A BBC investigation alleged that North Korea’s dedicated cybercrime unit operates primarily from China, where it is believed to specialize in large-scale hacks (including the 2016 Lazarus Heist that stole US$81 million from Bangladesh Bank), ransomware attacks and cryptocurrency thefts. According to Reuters, as of 2019, North Korea had stolen an estimated US$2 billion from targets in 17 countries. Other thefts attributed to the group include US$540 million from the Ronin network in 2022, US$100 million from the crypto platform Atomic in 2023 and US$350 million from the Japanese exchange DMM Bitcoin in 2024.

Channelling stolen funds into North Korea presents a separate challenge. North Korea has historically turned to the gambling industry for solutions, laundering money through casinos in Macau and South East Asia. In Japan, the North Korea-funded Chongryon Association offers Korean-language schooling and support to ethnic Koreans (known as Zainichi) of North Korean origin, creating a loyal support base that can be pressed for payments – a valuable resource given that the Zainichi community dominate ownership of Japan’s 11 000 pachinko gambling arcades, representing an industry worth US$200 billion a year.

However, bricks-and-mortar casinos have limitations, especially when converting between crypto and fiat currencies, or scaling up from dealing in the millions to the billions. This problem is shared by illicit gambling and online scam operators looking to upgrade to sophisticated, high-volume, online alternatives. Large-scale online scam and illegal gambling operations normally involve complex transnational networks and multicurrency or cryptocurrency-to-fiat transactions, while avoiding raising red flags or triggering sanctions alerts. North Korea faces similar challenges as it grows its cybercrime capabilities.

In response, a thriving fintech industry has developed in South East Asia, with Cambodia among the hubs. This includes the platform Huione Pay, whose subsidiary Huione Guarantee acts as an escrow service for crypto payments and whose users openly advertise their ability to launder money from online scams and illegal gambling operations through a complex web of Telegram channels. Extensive tracing of criminal funds transferred through the Huione Guarantee system and through Huione Pay itself has been conducted by Elliptic, a blockchain analytics organization that works with governments and financial institutions to identify and prevent the use of cryptocurrency for financial crime.

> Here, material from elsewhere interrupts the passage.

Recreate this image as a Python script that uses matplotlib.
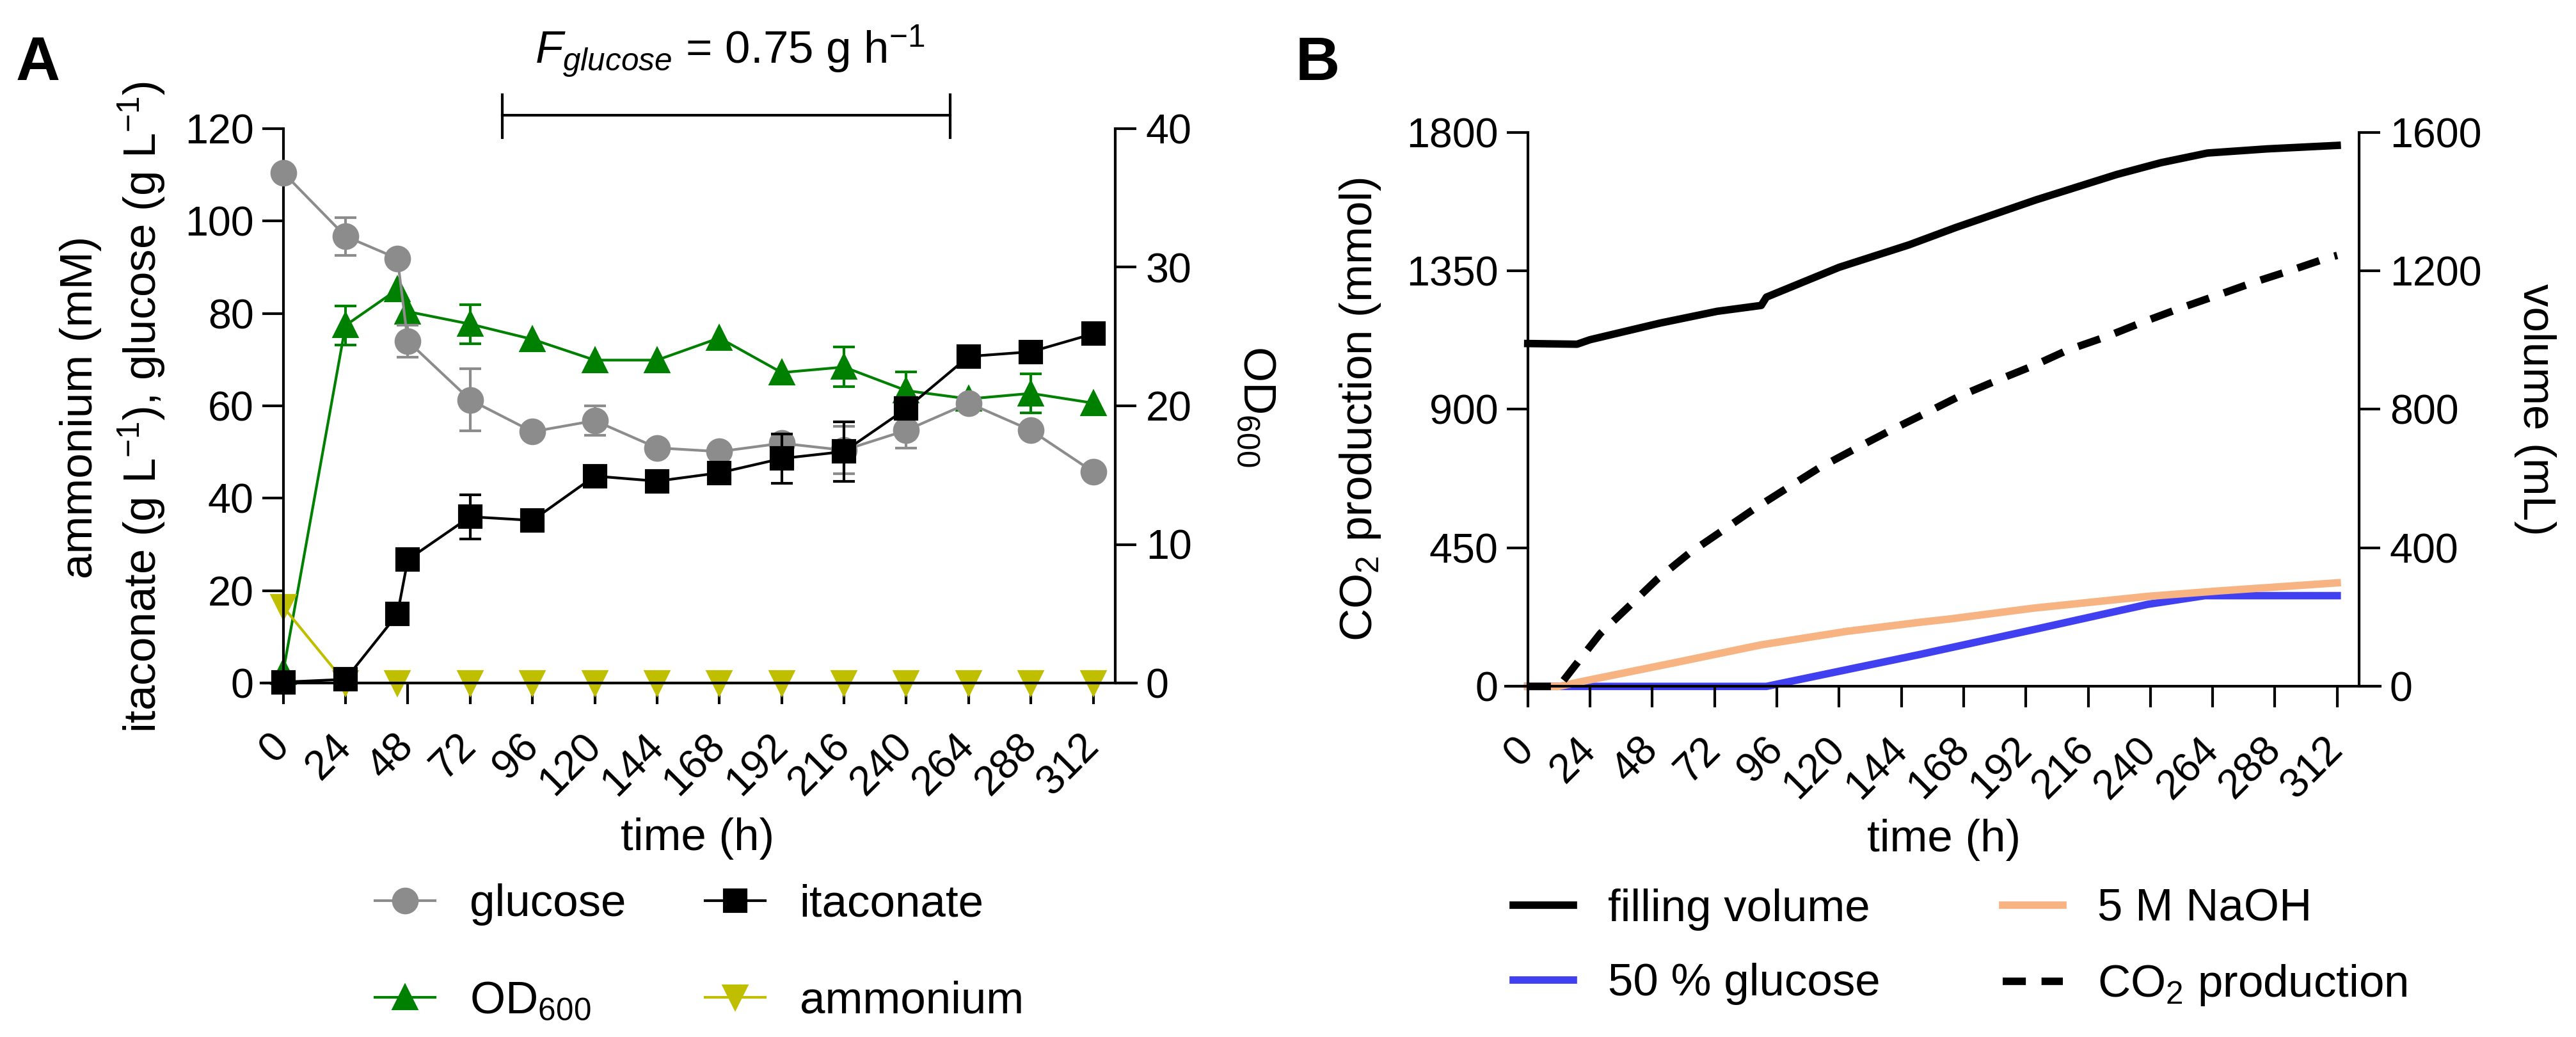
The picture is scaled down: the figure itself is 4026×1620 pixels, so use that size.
import matplotlib
matplotlib.use("Agg")
import matplotlib.pyplot as plt
import numpy as np

plt.rcParams['font.family'] = ['Liberation Sans', 'DejaVu Sans']
plt.rcParams['mathtext.fontset'] = 'custom'
plt.rcParams['mathtext.rm'] = 'Liberation Sans'
plt.rcParams['mathtext.it'] = 'Liberation Sans:italic'
plt.rcParams['mathtext.bf'] = 'Liberation Sans:bold'
plt.rcParams['axes.linewidth'] = 1.0

nan = np.nan

# ---- panel A: fed-batch time course ----
time_a = [0, 24, 44, 48, 72, 96, 120, 144, 168, 192, 216, 240, 264, 288, 312]
glucose = [110.5, 96.7, 91.9, 74.0, 61.3, 54.4, 56.8, 50.9, 50.1, 51.9, 50.4, 54.7, 60.6, 54.7, 45.7]
glucose_err = [nan, 4.1, nan, 3.4, 6.7, nan, 3.2, nan, nan, 1.5, 5.1, 3.8, nan, nan, nan]
itaconate = [0.2, 0.8, 14.9, 26.7, 36.0, 35.2, 44.8, 43.7, 45.5, 48.6, 50.1, 59.4, 70.7, 71.7, 75.6]
itaconate_err = [nan, nan, nan, nan, 4.8, nan, nan, nan, nan, 5.3, 6.5, nan, nan, nan, nan]
od600 = [0.8, 25.8, 28.4, 26.8, 25.9, 24.8, 23.3, 23.3, 24.9, 22.4, 22.8, 21.1, 20.5, 20.9, 20.2]
od600_err = [nan, 1.4, nan, nan, 1.4, nan, nan, nan, nan, nan, 1.43, 1.36, nan, 1.4, nan]
time_amm = [0, 24, 44, 72, 96, 120, 144, 168, 192, 216, 240, 264, 288, 312]
ammonium = [16.5, 0, 0, 0, 0, 0, 0, 0, 0, 0, 0, 0, 0, 0]
feed_start, feed_end = 84.4, 256.9

# ---- panel B: online data ----
time_fill = [0, 19, 24, 51, 73, 90, 92, 120, 147, 165, 196, 227, 244, 262, 285, 312]
filling_volume = [990, 988, 1001, 1049, 1083, 1100, 1124, 1210, 1275, 1325, 1405, 1478, 1512, 1540, 1552, 1562]
time_co2 = [0, 12, 18, 28, 39, 50, 62, 74, 87, 99, 112, 126, 139, 152, 166, 180, 195, 208,
            223, 237, 251, 266, 280, 294, 308, 312]
co2 = [0, 0, 65, 172, 260, 349, 431, 500, 575, 639, 708, 771, 828, 882, 941, 991, 1042, 1092,
       1136, 1183, 1227, 1271, 1313, 1351, 1391, 1400]
time_naoh = [0, 12, 24, 57, 90, 123, 151, 163, 195, 239, 267, 312]
naoh = [0, 0, 19, 69, 120, 159, 185, 195, 226, 260, 276, 299]
time_glcfeed = [0, 92, 151, 195, 239, 261, 312]
glc_feed = [0, 0, 92, 164, 237, 262, 262]

time_ticks = list(range(0, 313, 24))

W, H = 4026, 1620
fig = plt.figure(figsize=(W / 300, H / 300), dpi=300)

GRAY = '#8c8c8c'
GREEN = '#008000'
YELLOW = '#bfbf00'
BLUE = '#4040f0'
ORANGE = '#f8b382'
TICK_FS = 15.5
LAB_FS = 17


def style_axes(ax, ax2, yticks_l, yticks_r):
    ax.set_xlim(-8.5, 328.5)
    ax.spines['left'].set_position(('data', 0))
    ax.spines['right'].set_visible(False)
    ax.spines['top'].set_visible(False)
    for s in ['left', 'top', 'bottom']:
        ax2.spines[s].set_visible(False)
    ax2.spines['right'].set_position(('data', 320.4))
    ax.set_xticks(time_ticks)
    ax.set_xticklabels([str(t) for t in time_ticks], rotation=45, ha='right',
                       va='center', rotation_mode='anchor')
    ax.tick_params(axis='x', length=8, width=1, pad=13.5, labelsize=TICK_FS)
    ax.set_yticks(yticks_l)
    ax.set_ylim(yticks_l[0], yticks_l[-1])
    ax.tick_params(axis='y', length=8, width=1, pad=3, labelsize=TICK_FS)
    ax2.set_yticks(yticks_r)
    ax2.set_ylim(yticks_r[0], yticks_r[-1])
    ax2.tick_params(axis='y', length=8, width=1, pad=3.5, labelsize=TICK_FS)
    ax.set_zorder(ax2.get_zorder() + 1)
    ax.patch.set_visible(False)


# ================= panel A =================
axA = fig.add_axes([408.1 / W, 1 - 1067 / H, 1367.5 / W, 866 / H])
axA2 = axA.twinx()
style_axes(axA, axA2, [0, 20, 40, 60, 80, 100, 120], [0, 10, 20, 30, 40])

l_od, = axA2.plot(time_a, od600, '-^', color=GREEN, lw=1.0, ms=8.5, clip_on=False)
axA2.errorbar(time_a, od600, yerr=od600_err, fmt='none', ecolor=GREEN, elinewidth=1.0,
              capsize=4, capthick=1.0, clip_on=False)

l_amm, = axA.plot(time_amm, ammonium, '-v', color=YELLOW, lw=1.0, ms=8.5, clip_on=False, zorder=2)
l_glc, = axA.plot(time_a, glucose, '-o', color=GRAY, lw=1.0, ms=9, clip_on=False, zorder=3)
axA.errorbar(time_a, glucose, yerr=glucose_err, fmt='none', ecolor=GRAY, elinewidth=1.0,
             capsize=4, capthick=1.0, clip_on=False, zorder=3)
l_ita, = axA.plot(time_a, itaconate, '-s', color='black', lw=1.0, ms=8, clip_on=False, zorder=4)
axA.errorbar(time_a, itaconate, yerr=itaconate_err, fmt='none', ecolor='black', elinewidth=1.0,
             capsize=4, capthick=1.0, clip_on=False, zorder=4)

# feeding period bracket
axA.plot([feed_start, feed_end], [122.9, 122.9], color='black', lw=1.0, clip_on=False)
axA.plot([feed_start, feed_start], [118.1, 127.4], color='black', lw=1.0, clip_on=False)
axA.plot([feed_end, feed_end], [118.1, 127.4], color='black', lw=1.0, clip_on=False)
fig.text(1141 / W, 1 - 99 / H, r'$\mathit{F_{glucose}}$ = 0.75 g h$^{-1}$',
         ha='center', va='baseline', fontsize=LAB_FS)

fig.text(25 / W, 1 - 125 / H, 'A', fontsize=23, fontweight='bold', ha='left', va='baseline')
fig.text(126 / W, 1 - 636 / H, 'ammonium (mM)', rotation=90, ha='center', va='center',
         fontsize=LAB_FS)
fig.text(222 / W, 1 - 636 / H, r'itaconate (g L$^{-1}$), glucose (g L$^{-1}$)', rotation=90,
         ha='center', va='center', fontsize=LAB_FS)
fig.text(1962 / W, 1 - 635 / H, r'OD$_{600}$', rotation=270, ha='center', va='center',
         fontsize=LAB_FS)
fig.text(1090 / W, 1 - 1310 / H, 'time (h)', ha='center', va='center', fontsize=LAB_FS)

fig.legend([l_glc, l_od, l_ita, l_amm], ['glucose', r'OD$_{600}$', 'itaconate', 'ammonium'],
           loc='center left', bbox_to_anchor=(586 / W, 1 - 1489 / H), ncol=2, frameon=False,
           fontsize=LAB_FS, handlelength=1.33, handletextpad=0.76, columnspacing=1.74,
           labelspacing=1.2, borderpad=0, borderaxespad=0)

# ================= panel B =================
axB = fig.add_axes([2353.2 / W, 1 - 1072.3 / H, 1366.5 / W, 865.7 / H])
axB2 = axB.twinx()
style_axes(axB, axB2, [0, 450, 900, 1350, 1800], [0, 400, 800, 1200, 1600])

l_fill, = axB2.plot(time_fill, filling_volume, color='black', lw=2.8, clip_on=False)
l_glcf, = axB2.plot(time_glcfeed, glc_feed, color=BLUE, lw=2.8, clip_on=False)
l_naoh, = axB2.plot(time_naoh, naoh, color=ORANGE, lw=2.8, clip_on=False)
l_co2, = axB.plot(time_co2, co2, color='black', lw=2.8, dashes=(3.1, 2.1), clip_on=False)

fig.text(2025 / W, 1 - 125 / H, 'B', fontsize=23, fontweight='bold', ha='left', va='baseline')
fig.text(2126 / W, 1 - 640 / H, r'CO$_2$ production (mmol)', rotation=90, ha='center',
         va='center', fontsize=LAB_FS)
fig.text(3962 / W, 1 - 640 / H, 'volume (mL)', rotation=270, ha='center', va='center',
         fontsize=LAB_FS)
fig.text(3038 / W, 1 - 1312 / H, 'time (h)', ha='center', va='center', fontsize=LAB_FS)

fig.legend([l_fill, l_glcf, l_naoh, l_co2],
           ['filling volume', '50 % glucose', '5 M NaOH', r'CO$_2$ production'],
           loc='center left', bbox_to_anchor=(2365 / W, 1 - 1481 / H), ncol=2, frameon=False,
           fontsize=LAB_FS, handlelength=1.33, handletextpad=0.76, columnspacing=2.7,
           labelspacing=0.72, borderpad=0, borderaxespad=0)

fig.savefig('out.png', dpi=300)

In 2024, DL News alleged that Huione Guarantee was used to move at least US$35 million of the funds stolen from DMM Bitcoin for North Korea, while Elliptic reported that the cryptocurrency exchange Tether froze one of Huione Pay’s accounts, apparently to prevent it receiving money from Bureau 39’s Lazarus Group. In March 2025, Radio Free Asia reported that Huione Pay had been stripped of its banking licence by the National Bank of Cambodia; but Huione then claimed in a Telegram post  that its payment operations do not require one. It also said media reports linking it to illicit activities were false and baseless.

According to Elliptic, North Korean hackers have also exploited decentralized crypto exchanges such as eXch, which says on its site that it performs no identity checks, deletes transaction data automatically, cannot prohibit users from any jurisdiction and warns against using platforms that cooperate with law enforcement. Hackers have also used privacy wallets, considered ‘top threats’ by Europol due to their use by organized crime groups to conceal transaction trails.

These platforms shift financial flows to Pyongyang further out of reach of bodies that can implement sanctions. More broadly, they facilitate avenues for corrupt governments to collude with criminal organizations. Nevertheless, convergence between these groups could become a galvanizing factor for the cooperation needed to disrupt illicit flows across borders. Transnational crime and money laundering thrive when governments and financial bodies see no reason to work together. By indiscriminately serving the enemies of so many states, these operators may well unite global actors whose interests they collectively harm.